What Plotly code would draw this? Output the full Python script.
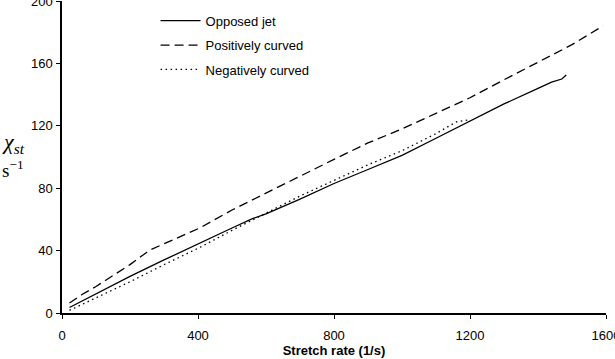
import plotly.graph_objects as go

# Opposed jet (solid)
jet_x = [22, 100, 200, 300, 400, 500, 560, 600, 700, 800, 900, 1000, 1100, 1200, 1300, 1400, 1440, 1470, 1483]
jet_y = [3.5, 12.5, 23.5, 34, 44.5, 54.5, 60.5, 63.5, 73, 83, 92, 101, 112, 123, 134, 144, 148, 150, 152.5]

# Positively curved (dashed)
pos_x = [22, 60, 100, 150, 200, 258, 300, 350, 405, 500, 600, 700, 757, 800, 900, 1000, 1100, 1160, 1200, 1300, 1400, 1500, 1591]
pos_y = [6.4, 12, 17, 24, 31, 40.3, 44.5, 49, 54.5, 66, 77, 88, 94.2, 98.5, 109, 118, 128, 134, 138, 149.5, 161, 172, 184]

# Negatively curved (dotted)
neg_x = [22, 100, 200, 300, 405, 500, 600, 700, 800, 900, 1000, 1100, 1160, 1200]
neg_y = [1.7, 9.5, 20, 31, 42, 53, 64, 75, 85, 95, 104, 115, 122.5, 124]

x_ticks = [0, 400, 800, 1200, 1600]
y_ticks = [0, 40, 80, 120, 160, 200]

fig = go.Figure()
fig.add_trace(go.Scatter(x=jet_x, y=jet_y, mode="lines", name="Opposed jet",
                         legendgroup="a", line=dict(color="black", width=1.3)))
fig.add_trace(go.Scatter(x=pos_x, y=pos_y, mode="lines", name="Positively curved",
                         legendgroup="b", line=dict(color="black", width=1.3, dash="9px,5px")))
fig.add_trace(go.Scatter(x=neg_x, y=neg_y, mode="lines", name="Negatively curved",
                         legendgroup="c", line=dict(color="black", width=1.3, dash="1.5px,3.5px")))

font = "Liberation Sans, Arial, sans-serif"
fig.update_layout(
    width=615, height=359,
    margin=dict(l=62, r=9, t=1, b=46),
    paper_bgcolor="white", plot_bgcolor="white",
    font=dict(family=font, size=13, color="black"),
    legend=dict(x=0.172, y=0.985, xanchor="left", yanchor="top",
                font=dict(size=13, family=font), itemwidth=40,
                tracegroupgap=4.5, bgcolor="rgba(0,0,0,0)"),
    xaxis=dict(range=[0, 1600], tickvals=x_ticks, showgrid=False, zeroline=False,
               showline=True, linecolor="black", linewidth=1.5,
               ticks="outside", ticklen=4, tickcolor="black", tickwidth=1.2,
               automargin=False, ticklabeloverflow="allow", ticklabelstandoff=6,
               tickfont=dict(size=13),
               title=dict(text="<b>Stretch rate (1/s)</b>", font=dict(size=13), standoff=0)),
    yaxis=dict(range=[0, 200], tickvals=y_ticks, showgrid=False, zeroline=False,
               showline=True, linecolor="black", linewidth=1.5,
               ticks="outside", ticklen=4, tickcolor="black", tickwidth=1.2,
               automargin=False, ticklabeloverflow="allow", ticklabelstandoff=1,
               tickfont=dict(size=13)),
    annotations=[
        dict(text="<i>χ</i><sub><i>st</i></sub>", x=0, y=0, xref="paper", yref="paper",
             showarrow=False, xanchor="left", yanchor="middle",
             font=dict(family="Liberation Serif, Times New Roman, serif", size=22)),
        dict(text="s<sup>−1</sup>", x=0, y=0, xref="paper", yref="paper",
             showarrow=False, xanchor="left", yanchor="middle",
             font=dict(family="Liberation Serif, Times New Roman, serif", size=19)),
    ],
)
# convert annotation pixel positions to paper coords
ph = 359 - 1 - 46
for ann, py in zip(fig.layout.annotations, [143, 169]):
    ann.y = (359 - 46 - py) / ph
    ann.x = (0 - 62) / (615 - 62 - 9)

fig.write_html("out.html")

* **REQUIREMENT**
Set down again, exactly, the lines of the material above from its first line to the one with "import plotly.graph_objects as go", inclusive. Leave the pictures out.

* **FULL RESPONSE**
What Plotly code would draw this? Output the full Python script.
import plotly.graph_objects as go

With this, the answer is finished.